With these views the journey was undertaken, and the annexed pages are the result; in perusing which the reader is requested to observe, that he will not find, strictly speaking, an emigrant's guide through the country, (although there are hints which it is hoped may be found useful,) but chiefly facts and reflections for consideration previous to going thither under the inducements held out by Mr. Birkbeck and others:—These hints, the Author is conscious, have not been conveyed [xi] in the most pleasing form, but he trusts, that if the matter be found important the manner will not be looked upon with the severity of a critic's eye.
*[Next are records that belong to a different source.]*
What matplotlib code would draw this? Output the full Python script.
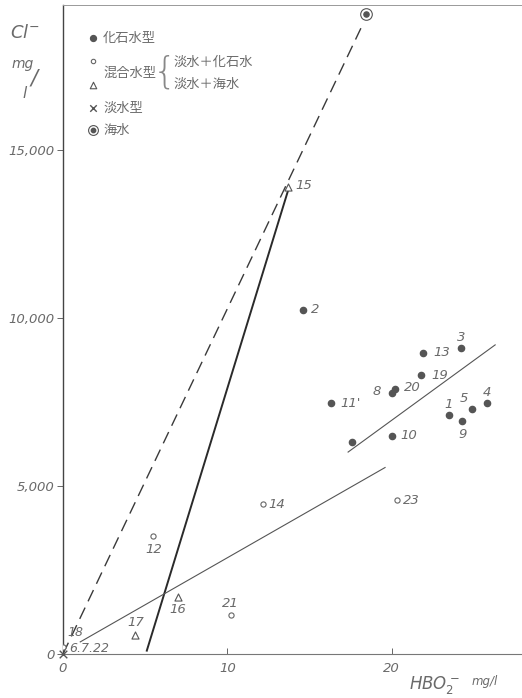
import matplotlib
matplotlib.use("Agg")
import matplotlib.pyplot as plt

# ---------------- data ----------------
fossil_ids = ["1", "2", "3", "4", "5", "8", "9", "10", "11'", "13", "19", "20", ""]
fossil_x = [23.5, 14.6, 24.2, 25.8, 24.9, 20.0, 24.3, 20.0, 16.3, 21.9, 21.8, 20.2, 17.6]
fossil_y = [7100, 10250, 9100, 7470, 7300, 7770, 6930, 6490, 7470, 8960, 8300, 7890, 6310]

mixed_c_ids = ["12", "14", "21", "23", "18"]
mixed_c_x = [5.5, 12.2, 10.2, 20.3, 0.0]
mixed_c_y = [3510, 4460, 1160, 4580, 200]

mixed_t_ids = ["15", "16", "17"]
mixed_t_x = [13.7, 7.0, 4.4]
mixed_t_y = [13900, 1700, 580]

fresh_ids = ["6.7.22"]
fresh_x = [0.0]
fresh_y = [0]

sea_x = [18.45]
sea_y = [19050]

dash_line_x = [0.0, 18.3]
dash_line_y = [0, 18800]
steep_line_x = [5.1, 13.7]
steep_line_y = [100, 13800]
low_line_x = [1.05, 19.6]
low_line_y = [360, 5550]
up_line_x = [17.35, 26.3]
up_line_y = [6010, 9200]

yticks = [0, 5000, 10000, 15000]
ytick_labels = ["0", "5,000", "10,000", "15,000"]
xticks = [0, 10, 20]
xtick_labels = ["0", "10", "20"]

legend_labels = ["化石水型", "混合水型", "淡水＋化石水", "淡水＋海水", "淡水型", "海水"]

# ---------------- figure ----------------
W, H = 522, 698
fig = plt.figure(figsize=(W / 100, H / 100), dpi=100)
fig.patch.set_facecolor("white")

ax_l, ax_r, ax_t, ax_b = 63, 522, 5, 654
ax = fig.add_axes([ax_l / W, 1 - ax_b / H, (ax_r - ax_l) / W, (ax_b - ax_t) / H])
ax.set_xlim(0, (ax_r - 62.5) / 16.45)
ax.set_ylim(0, (ax_b - ax_t) / 0.0336)

txt_col = "#6a6a6a"
line_col = "#3a3a3a"
dot_col = "#555555"
tick_font = dict(style="italic", color=txt_col, fontsize=9.5, family="DejaVu Sans")
jp = ["Noto Sans CJK JP", "DejaVu Sans"]

ax.spines["right"].set_visible(False)
ax.spines["left"].set_color("#444444")
ax.spines["left"].set_linewidth(1.0)
ax.spines["bottom"].set_color("#777777")
ax.spines["bottom"].set_linewidth(0.8)
ax.spines["top"].set_color("#999999")
ax.spines["top"].set_linewidth(0.7)

ax.set_yticks(yticks)
ax.set_yticklabels(ytick_labels, **tick_font)
ax.set_xticks(xticks)
ax.set_xticklabels(xtick_labels, **tick_font)
ax.tick_params(axis="y", direction="out", length=4, width=0.7, color="#666666", pad=2)
ax.tick_params(axis="x", direction="in", length=4, width=0.7, color="#666666", pad=6)

# lines
ax.plot(dash_line_x, dash_line_y, color=line_col, lw=1.0, dashes=(9, 5))
ax.plot(steep_line_x, steep_line_y, color="#2a2a2a", lw=1.4)
ax.plot(low_line_x, low_line_y, color="#555555", lw=0.8)
ax.plot(up_line_x, up_line_y, color="#555555", lw=0.8)

# points
ax.scatter(fossil_x, fossil_y, s=20, color=dot_col, zorder=3)
ax.scatter(mixed_c_x, mixed_c_y, s=14, facecolors="white", edgecolors="#666666", linewidths=0.8, zorder=3)
ax.scatter(mixed_t_x, mixed_t_y, s=26, marker="^", facecolors="white", edgecolors="#555555", linewidths=0.8, zorder=3)
ax.scatter(fresh_x, fresh_y, s=30, marker="x", color="#555555", linewidths=1.0, zorder=3, clip_on=False)
ax.scatter(sea_x, sea_y, s=70, facecolors="white", edgecolors="#555555", linewidths=0.8, zorder=3)
ax.scatter(sea_x, sea_y, s=14, color=dot_col, zorder=4)

lab = dict(style="italic", color=txt_col, fontsize=9.5, family="DejaVu Sans",
           textcoords="offset points", va="center")
k = 0.72  # px -> pt
fossil_off = {"1": (-1, 11), "2": (8, 0), "3": (0, 11), "4": (0, 11), "5": (-4, 10), "8": (-11, 1),
              "9": (0, -13), "10": (9, 0), "11'": (10, 0), "13": (10, 0), "19": (10, 0), "20": (9, 1), "": (0, 0)}
for i, x, y in zip(fossil_ids, fossil_x, fossil_y):
    dx, dy = fossil_off[i]
    ha = "left" if dx > 3 else ("right" if dx < -3 else "center")
    ax.annotate(i, (x, y), xytext=(dx * k, dy * k), ha=ha, **lab)
mixed_off = {"12": (0, -13), "14": (5, 0), "21": (0, 12), "23": (6, 0), "18": (4, 15)}
for i, x, y in zip(mixed_c_ids, mixed_c_x, mixed_c_y):
    dx, dy = mixed_off[i]
    ha = "left" if dx > 3 else "center"
    fs = 9 if i == "18" else 9.5
    ax.annotate(i, (x, y), xytext=(dx * k, dy * k), ha=ha, **{**lab, "fontsize": fs})
tri_off = {"15": (7, 1), "16": (0, -13), "17": (0, 12)}
for i, x, y in zip(mixed_t_ids, mixed_t_x, mixed_t_y):
    dx, dy = tri_off[i]
    ha = "left" if dx > 3 else "center"
    ax.annotate(i, (x, y), xytext=(dx * k, dy * k), ha=ha, **lab)
for i, x, y in zip(fresh_ids, fresh_x, fresh_y):
    ax.annotate(i, (x, y), xytext=(6 * k, 6 * k), ha="left", **{**lab, "fontsize": 9})

# legend (hand-built, inside axes)
def axf(px, py):
    return ((px - ax_l) / (ax_r - ax_l), (ax_b - py) / (ax_b - ax_t))

tr = ax.transAxes
mx = 93
ax.scatter(*axf(mx, 38), s=18, color=dot_col, transform=tr, clip_on=False)
ax.scatter(*axf(mx, 61), s=10, facecolors="white", edgecolors="#666666", linewidths=0.8, transform=tr)
ax.scatter(*axf(mx, 85), s=22, marker="^", facecolors="white", edgecolors="#555555", linewidths=0.8, transform=tr)
ax.scatter(*axf(mx, 108), s=22, marker="x", color="#555555", linewidths=1.0, transform=tr)
ax.scatter(*axf(mx, 130), s=50, facecolors="white", edgecolors="#555555", linewidths=0.8, transform=tr)
ax.scatter(*axf(mx, 130), s=10, color=dot_col, transform=tr)

leg_font = dict(family=jp, color=txt_col, fontsize=9.5, va="center", ha="left", transform=tr)
ax.text(*axf(103, 38), legend_labels[0], **leg_font)
ax.text(*axf(103, 73), legend_labels[1], **leg_font)
ax.text(*axf(165, 72), "{", family="DejaVu Sans", color="#888888", fontsize=27, fontweight="light",
        va="center", ha="center", transform=tr)
ax.text(*axf(174, 62), legend_labels[2], **leg_font)
ax.text(*axf(174, 84), legend_labels[3], **leg_font)
ax.text(*axf(103, 108), legend_labels[4], **leg_font)
ax.text(*axf(103, 130), legend_labels[5], **leg_font)

# axis titles
ylab = dict(style="italic", color=txt_col, family="DejaVu Sans", ha="center", va="center")
fig.text(25 / W, 1 - 33 / H, r"$Cl^{-}$", fontsize=13, color=txt_col, ha="center", va="center")
fig.text(23 / W, 1 - 64 / H, "mg", fontsize=10, **ylab)
fig.text(34 / W, 1 - 79 / H, "/", fontsize=15, **ylab)
fig.text(25 / W, 1 - 94 / H, "l", fontsize=11, **ylab)
fig.text(435 / W, 1 - 685 / H, r"$HBO_2^-$", fontsize=12, color=txt_col, ha="center", va="center")
fig.text(485 / W, 1 - 681 / H, "mg/l", fontsize=8.5, **ylab)

fig.savefig("out.png", dpi=100, facecolor="white")
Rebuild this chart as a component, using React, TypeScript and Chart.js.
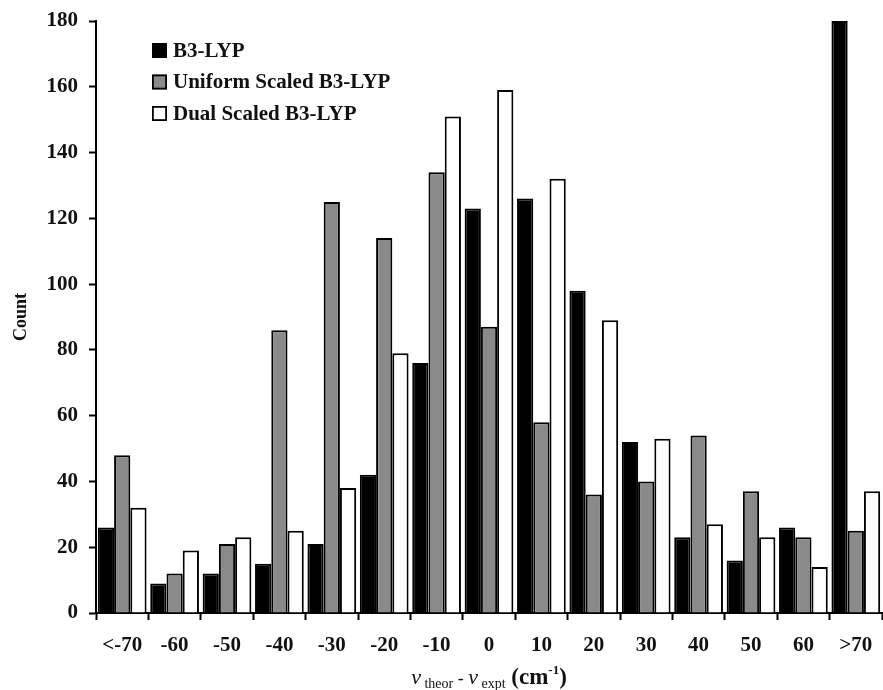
import React, { useEffect, useRef } from "react";
import { Chart, registerables } from "chart.js";

Chart.register(...registerables);

const categories = ["<-70", "-60", "-50", "-40", "-30", "-20", "-10", "0", "10", "20", "30", "40", "50", "60", ">70"];
const b3lyp = [26, 9, 12, 15, 21, 42, 76, 123, 126, 98, 52, 23, 16, 26, 180];
const uniformScaled = [48, 12, 21, 86, 125, 114, 134, 87, 58, 36, 40, 54, 37, 23, 25];
const dualScaled = [32, 19, 23, 25, 38, 79, 151, 159, 132, 89, 53, 27, 23, 14, 37];
const seriesNames = ["B3-LYP", "Uniform Scaled B3-LYP", "Dual Scaled B3-LYP"];
const yTicks = [0, 20, 40, 60, 80, 100, 120, 140, 160, 180];

const FILLS = ["#000000", "#8a8a8a", "#ffffff"];
const SERIF = '"Liberation Serif", "Times New Roman", serif';

const legendPlugin = {
  id: "customLegend",
  afterDraw(chart: any) {
    const ctx = chart.ctx;
    ctx.save();
    const x0 = 152;
    const rows = [50.5, 82, 113.5];
    seriesNames.forEach((name, i) => {
      const cy = rows[i];
      ctx.fillStyle = FILLS[i];
      ctx.fillRect(x0, cy - 7.5, 15, 15);
      ctx.strokeStyle = "#000";
      ctx.lineWidth = 1.8;
      ctx.strokeRect(x0 + 0.9, cy - 6.6, 13.2, 13.2);
      ctx.fillStyle = "#111";
      ctx.font = `bold 21px ${SERIF}`;
      ctx.textBaseline = "middle";
      ctx.textAlign = "left";
      ctx.fillText(name, x0 + 21, cy + 1);
    });
    ctx.restore();
  },
};

const xTitlePlugin = {
  id: "xTitle",
  afterDraw(chart: any) {
    const ctx = chart.ctx;
    const area = chart.chartArea;
    const base = 684;
    const pieces = [
      { t: "\u03bd", f: `italic 22px ${SERIF}`, dy: 0 },
      { t: " theor", f: `14px ${SERIF}`, dy: 4 },
      { t: " - ", f: `18px ${SERIF}`, dy: 0 },
      { t: "\u03bd", f: `italic 22px ${SERIF}`, dy: 0 },
      { t: " expt", f: `14px ${SERIF}`, dy: 4 },
      { t: " (cm", f: `bold 23px ${SERIF}`, dy: 0 },
      { t: "-1", f: `bold 13px ${SERIF}`, dy: -10 },
      { t: ")", f: `bold 23px ${SERIF}`, dy: 0 },
    ];
    ctx.save();
    let total = 0;
    const widths = pieces.map((p) => {
      ctx.font = p.f;
      const w = ctx.measureText(p.t).width;
      total += w;
      return w;
    });
    let x = (area.left + area.right) / 2 - total / 2;
    ctx.fillStyle = "#111";
    ctx.textBaseline = "alphabetic";
    ctx.textAlign = "left";
    pieces.forEach((p, i) => {
      ctx.font = p.f;
      ctx.fillText(p.t, x, base + p.dy);
      x += widths[i];
    });
    ctx.restore();
  },
};

export default function App() {
  const ref = useRef<HTMLCanvasElement | null>(null);
  useEffect(() => {
    if (!ref.current) return;
    const chart = new Chart(ref.current, {
      type: "bar",
      data: {
        labels: categories,
        datasets: [
          { label: seriesNames[0], data: b3lyp, backgroundColor: FILLS[0], borderColor: "#000", borderWidth: 2 },
          { label: seriesNames[1], data: uniformScaled, backgroundColor: FILLS[1], borderColor: "#000", borderWidth: 2 },
          { label: seriesNames[2], data: dualScaled, backgroundColor: FILLS[2], borderColor: "#000", borderWidth: 2 },
        ],
      },
      options: {
        responsive: false,
        animation: false,
        layout: { padding: { left: 0, right: 1, top: 21, bottom: 0 } },
        datasets: { bar: { categoryPercentage: 0.93, barPercentage: 1.0 } },
        plugins: {
          legend: { display: false },
          tooltip: { enabled: false },
          title: { display: false },
        },
        scales: {
          x: {
            grid: {
              display: true,
              drawOnChartArea: false,
              drawTicks: true,
              tickLength: 7,
              tickWidth: 2,
              tickColor: "#000",
              offset: true,
            },
            border: { display: true, color: "#000", width: 2 },
            ticks: {
              color: "#111",
              font: { family: SERIF, size: 21, weight: "bold" },
              padding: 13,
              maxRotation: 0,
              autoSkip: false,
            },
            afterFit: (s: any) => {
              s.height = 77;
              s.paddingLeft = 0;
              s.paddingRight = 0;
            },
          },
          y: {
            min: 0,
            max: 180,
            afterBuildTicks: (s: any) => {
              s.ticks = yTicks.map((v) => ({ value: v }));
            },
            grid: {
              display: true,
              drawOnChartArea: false,
              drawTicks: true,
              tickLength: 7,
              tickWidth: 2,
              tickColor: "#000",
            },
            border: { display: true, color: "#000", width: 2 },
            ticks: {
              color: "#111",
              font: { family: SERIF, size: 21, weight: "bold" },
              padding: 11,
            },
            title: {
              display: true,
              text: "Count",
              color: "#111",
              font: { family: SERIF, size: 18, weight: "bold" },
              padding: { top: 11, bottom: 2 },
            },
            afterFit: (s: any) => {
              s.width = 96;
              s.paddingTop = 0;
              s.paddingBottom = 0;
            },
          },
        },
      },
      plugins: [legendPlugin, xTitlePlugin],
    });
    return () => chart.destroy();
  }, []);
  return (
    <div style={{ position: "absolute", left: 0, top: 0, width: 883, height: 690, background: "#fff" }}>
      <canvas ref={ref} width={883} height={690} />
    </div>
  );
}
To the Americans the Author wishes to address a few words, in order to assure them that, in the following observations, he has fully intended to guide his pen by the spirit of his motto: nor does he think them at all to blame in not coming up to the perfect model of a Republican which may be mentally pourtrayed; but rather ourselves are wrong in forgetting that they are not only men, but men placed in a new country, with all its difficulties, natural and moral, to overcome. If I picture to myself a giant and find a man of but ordinary proportions, is he to blame for this? Certainly not. The North Americans possess a fertile beautiful country and a fine climate: no one can wish for the improvement and the true enjoyment of these advantages more than the Author; he the more laments the apparent presence among them of a huge portion of blind conceit in their own superiority, and also the absence of the very essential Christian principle of good-will and benevolence; [xii] under the influence of which the truly great hold out the hand of good fellowship to the rest of mankind, regard them as brothers, and wish for "peace on earth, good-will toward men."


VISIT TO NORTH AMERICA


THE VOYAGE[1]

May 5th. Off Margate on board the Venus, bound for New York. This ship, which was to have sailed on 29th April, did not drop down the river until the 1st instant; and then, owing to an accident which befel the Steam Tug, did not reach Gravesend until Sunday the 2d. We had meanwhile repaired thither, and remained smarting under the extortionate charges of a Gravesend tavern. At length, on the Monday evening, the signal was displayed for sailing, and trunks, &c. having been previously sent on board, we took a [2] long leave of English ground, and proceeded with other passengers to the ship; expecting, like unfledged Voyagers, to find everything in trim to receive us.

When agreeing with the Captain for the passage, I had inquired if there were many other passengers, and was then told there were "a few;" previous to going on board the "few" had increased to "as many as convenient;" notwithstanding this hint, so inexperienced were we, that we were not in the slightest manner prepared for the scene presented to our appalled senses on rising the ship's side! Trunks, portmanteaus, packages of all kinds and descriptions, piled in all directions and in every way—a crowd of dirty squalid steerage passengers, which appeared to our magnifying eyes at least five times the real number, (about 80)—altogether formed a mass through which we could not, without much difficulty, push our way to the cabin; and that accomplished, still more horrors presented themselves to view: instead of the carpet and good order which reigned there when I had examined the vessel while in dock, the dirty floor was covered now with nothing but trunks, bedding, and other baggage; giving an effect the most forlorn and petrifying to us all: so that we sat down upon broken chair, box, trunk, or anything we could, and glared upon each other [3] desponding as the fallen angels at their first drop!